Que importância teve o Suplemento Dominical

Por Haroldo de Campos
 



- Que importância teve o Suplemento Dominical no contexto cultural da época?

- Por sugestão de Mário Faustino, grande poeta e inesquecível amigo, Augusto, Décio e eu, em meados do ano de 56, fomos convidados por Reynaldo Jardim a colaborar no S DJB. Minha primeira contribuição ocorreu em 28 de outubro e 4 de novembro de 1956, com o ensaio Kurt Schwitters ou o júbilo do objeto. Em dezembro do mesmo ano teve lugar a Exposição Nacional de Arte Concreta. Foi lançado então, publicamente, o movimento de poesia concreta, promovido pelo grupo Noigandres de São Paulo, com a participação dos poetas Ferreira Gullar e Wlademir Dias Pino, ambos convidados por Augusto de Campos. Transladada, em fevereiro de 1957, para o saguão do SDJB, que lhes deu uma acústica e um auditório nacionais.
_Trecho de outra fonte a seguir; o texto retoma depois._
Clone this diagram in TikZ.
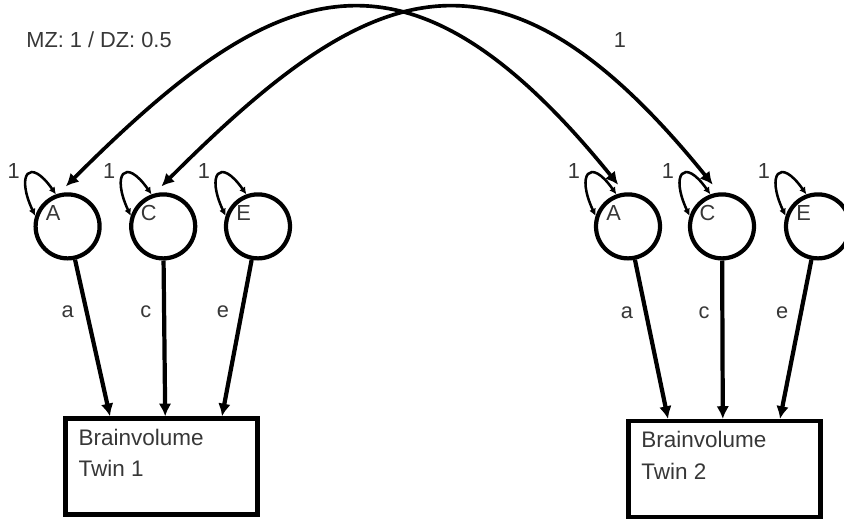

A começar pelo provocativo estudo que Mário Faustino, com grande compreensão crítica, dedicou ao movimento (embora dele não participasse), sob o título "Concretismo e poesia brasileira", artigo que, como se sabe causou grande impacto, inclusive junto aos poetas da geração mais velha (Carlos Drummond de Andrade, por exemplo). O crítico Oliveira Bastos foi também um ativo militante nas polêmicas que então se travaram. Isso tudo diz da singular importância do SDJB no contexto cultural da época.

- Poderia reconstituir a polêmica estabelecida entre concretistas e neoconcretistas?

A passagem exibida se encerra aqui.